Awaiting Xers and Yers

Emissions – of all types – are another major concern for the watchmaking industry. The Swatch Group is seeking to cut its energy use between 2013 and 2020, thus reducing its CO2 emissions by 27%, at the same time as improving its energy efficiency by 8%. Many brands, such as TAG Heuer and Hublot, are also developing a taste for deploying solar panels on their roofs.

The independents are not short on ideas, either. Christophe Claret, for instance, has swapped his firm’s fuel oil boiler for a gas-powered one, at the same time as installing a clever system to recover the excess heat given off by machinery to warm the buildings. Not so far away, Ulysse Nardin has done the same thing. Similarly, Agenhor has built its offices to benefit from the best possible exposure to sunlight, facilitating natural temperature control. IWC, meanwhile, has taken a different tack: all the energy purchased by the firm comes from renewable sources. Chopard and Hublot have also renovated their facilities recently; both firms have acquired Minergie or High Energy Performance certification in the process.

The Audemars Piguet Minergie-ECO® manufacture in Le Brassus.
The Audemars Piguet Minergie-ECO® manufacture in Le Brassus.

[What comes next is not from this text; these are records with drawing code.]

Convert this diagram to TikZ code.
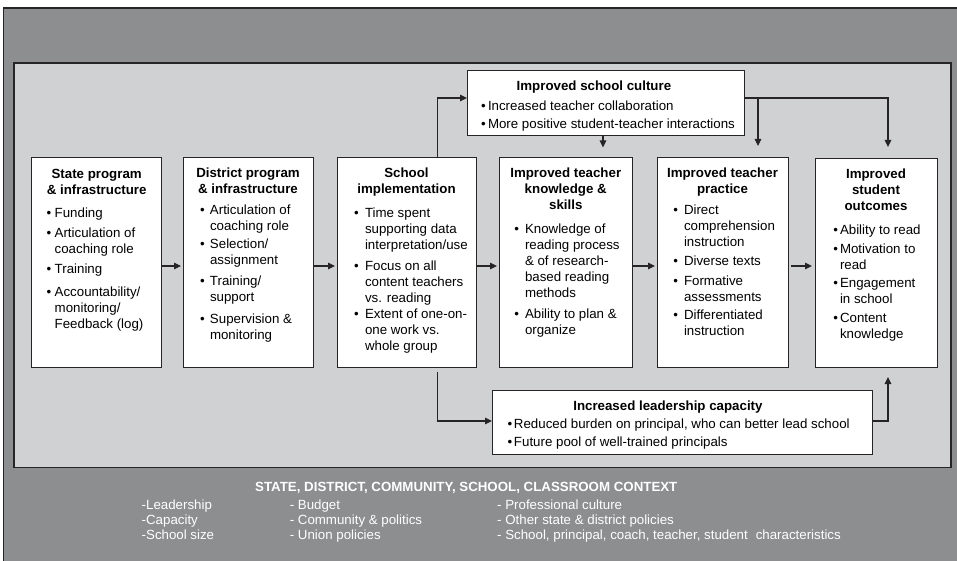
\documentclass[tikz,border=0pt]{standalone}
\usepackage{fontspec}
\setmainfont{Liberation Sans}
\usetikzlibrary{arrows.meta}
\definecolor{outerg}{RGB}{141,142,144}
\definecolor{innerg}{RGB}{208,209,211}
\definecolor{ink}{RGB}{38,36,37}
\newlength\bx
\newlength\dx
\newcommand\btitle[1]{{\centering\bfseries\strut #1\par}}
\newcommand\bitem[2][4pt]{\par\vspace{#1}\hangindent=\dimexpr\bx+\dx\relax\hangafter=1\noindent\hspace*{\bx}\makebox[\dx][l]{\textbullet}#2\par}
\newcommand\boxc[5]{\parbox[c][#2][t]{#1}{\fontsize{13.3}{16}\selectfont\parskip=0pt\hyphenpenalty=10000\bx=#3\dx=#4\vspace*{9.5pt}#5}}
\tikzset{
  x=1pt, y=-1pt,
  wbox/.style={draw=ink, line width=0.9pt, fill=white, inner sep=0pt, outer sep=0pt, anchor=north west},
  arr/.style={draw=ink, line width=1.1pt, -{Triangle[length=7pt,width=6.5pt]}},
  ctx/.style={text=white, font=\fontsize{13.3}{16}\selectfont, inner sep=0pt, anchor=base west},
}
\begin{document}
\begin{tikzpicture}
\useasboundingbox (0,0) rectangle (957,561);
\begin{scope}
\clip (0,0) rectangle (957,561);
\draw[fill=outerg, draw=ink, line width=1.2pt] (3.5,8) rectangle (970,580);
\end{scope}
\draw[fill=innerg, draw=ink, line width=1.4pt] (14,63) rectangle (951,467.5);

\node[wbox] (state) at (31.7,157.5) {\boxc{130pt}{209.5pt}{15pt}{8pt}{%
\btitle{State program\\ \& infrastructure}
\bitem[7.5pt]{Funding}
\bitem[4pt]{Articulation of\\coaching role}
\bitem[4pt]{Training}
\bitem[7pt]{Accountability/\\monitoring/\\Feedback (log)}}};

\node[wbox] (district) at (183,157) {\boxc{130pt}{210pt}{17pt}{10pt}{%
\btitle{District program\\ \& infrastructure}
\bitem[5pt]{Articulation of\\coaching role}
\bitem[2pt]{Selection/\\assignment}
\bitem[5pt]{Training/\\support}
\bitem[5.5pt]{Supervision \&\\monitoring}}};

\node[wbox] (school) at (337,157) {\boxc{139pt}{210pt}{17pt}{11pt}{%
\btitle{School\\implementation}
\bitem[8pt]{Time spent\\supporting data\\interpretation/use}
\bitem[4.3pt]{Focus on all\\content teachers\\vs. reading}
\bitem[0.5pt]{Extent of one-on-\\one work vs.\\whole group}}};

\node[wbox] (know) at (499,157) {\boxc{133.5pt}{210pt}{15.3pt}{10.7pt}{%
\btitle{Improved teacher\\knowledge \&\\skills}
\bitem[7.3pt]{Knowledge of\\reading process\\\& of research-\\based reading\\methods}
\bitem[5.3pt]{Ability to plan \&\\organize}}};

\node[wbox] (prac) at (657,157) {\boxc{131pt}{210pt}{16.3pt}{10.7pt}{%
\btitle{Improved teacher\\practice}
\bitem[5pt]{Direct\\comprehension\\instruction}
\bitem[2.3pt]{Diverse texts}
\bitem[4.7pt]{Formative\\assessments}
\bitem[1.6pt]{Differentiated\\instruction}}};

\node[wbox] (out) at (815,158) {\boxc{122pt}{209pt}{18.3pt}{6.7pt}{%
\btitle{Improved\\student\\outcomes}
\bitem[7.6pt]{Ability to read}
\bitem[3pt]{Motivation to\\read}
\bitem[2pt]{Engagement\\in school}
\bitem[2.7pt]{Content\\knowledge}}};

\node[wbox] (culture) at (467,70) {\boxc{277pt}{65pt}{14pt}{7pt}{%
\noindent\hspace*{49.7pt}\strut\textbf{Improved school culture}\par
\bitem[4pt]{Increased teacher collaboration}
\bitem[1.6pt]{More positive student-teacher interactions}}};

\node[wbox] (lead) at (492,390) {\boxc{380pt}{64pt}{15.7pt}{6.3pt}{%
\noindent\hspace*{81.3pt}\strut\textbf{Increased leadership capacity}\par
\bitem[1.6pt]{Reduced burden on principal, who can better lead school}
\bitem[2.4pt]{Future pool of well-trained principals}}};

\coordinate (ya) at (0,266);
\coordinate (c1) at (437.5,98);
\coordinate (k1) at (603,0);
\coordinate (b1) at (758,98);
\coordinate (o1) at (888,0);
\coordinate (l1) at (0,421);

\draw[arr, shorten >=2pt] (state.east |- ya) -- (district.west |- ya);
\draw[arr, shorten >=2pt] (district.east |- ya) -- (school.west |- ya);
\draw[arr, shorten >=2pt] (school.east |- ya) -- (know.west |- ya);
\draw[arr, shorten >=2pt] (know.east |- ya) -- (prac.west |- ya);
\draw[arr, shorten <=3pt, shorten >=3pt] (prac.east |- ya) -- (out.west |- ya);

\draw[arr] (school.north -| c1) |- (culture.west |- c1);
\draw[arr, shorten >=9.5pt] (culture.south -| k1) -- (know.north -| k1);
\draw[arr, shorten >=11pt] (culture.east |- c1) -| (out.north -| o1);
\draw[arr, shorten >=11pt] (b1) -- (prac.north -| b1);
\draw[arr, shorten <=5pt] (school.south -| c1) |- (lead.west |- l1);
\draw[arr, shorten >=10pt] (lead.east |- l1) -| (out.south -| o1);

\node[ctx, font=\fontsize{13.3}{16}\selectfont\bfseries] (ctitle) at (255,491.4) {STATE, DISTRICT, COMMUNITY, SCHOOL, CLASSROOM CONTEXT};
\node[ctx] (a1) at (141.5,509.5) {-Leadership};
\node[ctx] (a2) at (141.5,524.5) {-Capacity};
\node[ctx] (a3) at (141.5,539) {-School size};
\node[ctx] (b1t) at (289.6,509.5) {- Budget};
\node[ctx] (b2t) at (289.6,524.5) {- Community \& politics};
\node[ctx] (b3t) at (289.6,539) {- Union policies};
\node[ctx] (d1) at (497,509.5) {- Professional culture};
\node[ctx] (d2) at (497,524.5) {- Other state \& district policies};
\node[ctx] (d3) at (497,539) {- School, principal, coach, teacher, student\hspace{0.6em}characteristics};
\end{tikzpicture}
\end{document}
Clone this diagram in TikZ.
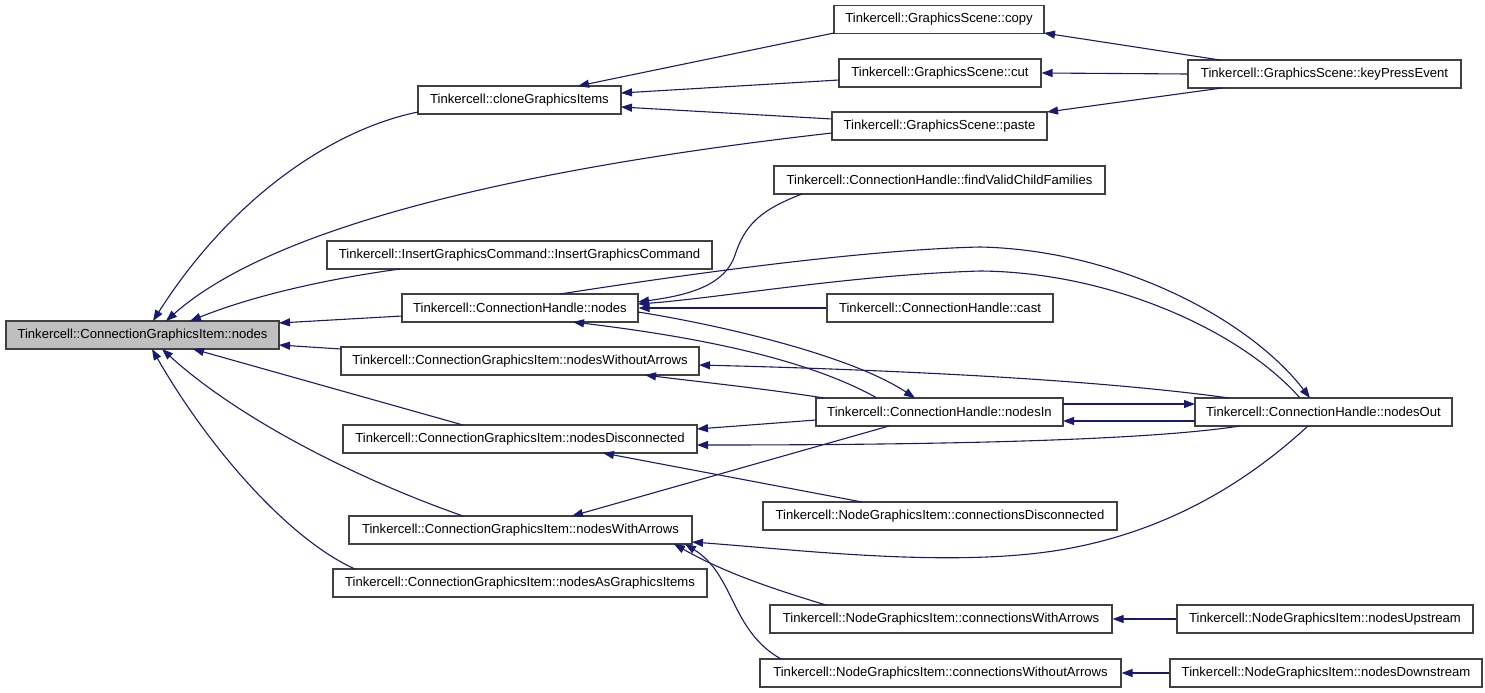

Is there anything to be ashamed of here? Should such initiatives be concealed at all costs? Of course not! The fact is, though, that they are little known – or indeed entirely unbeknown – to the general public, since they are not seen as contributing to “desirability”. Watchmaking is naturally conservative, and sells dreams; the view is that environmental responsibility is not something we dream about. That way of thinking has had its day, though. The time is now at hand when generations X, Y, and Z will indeed be dreaming of a better future.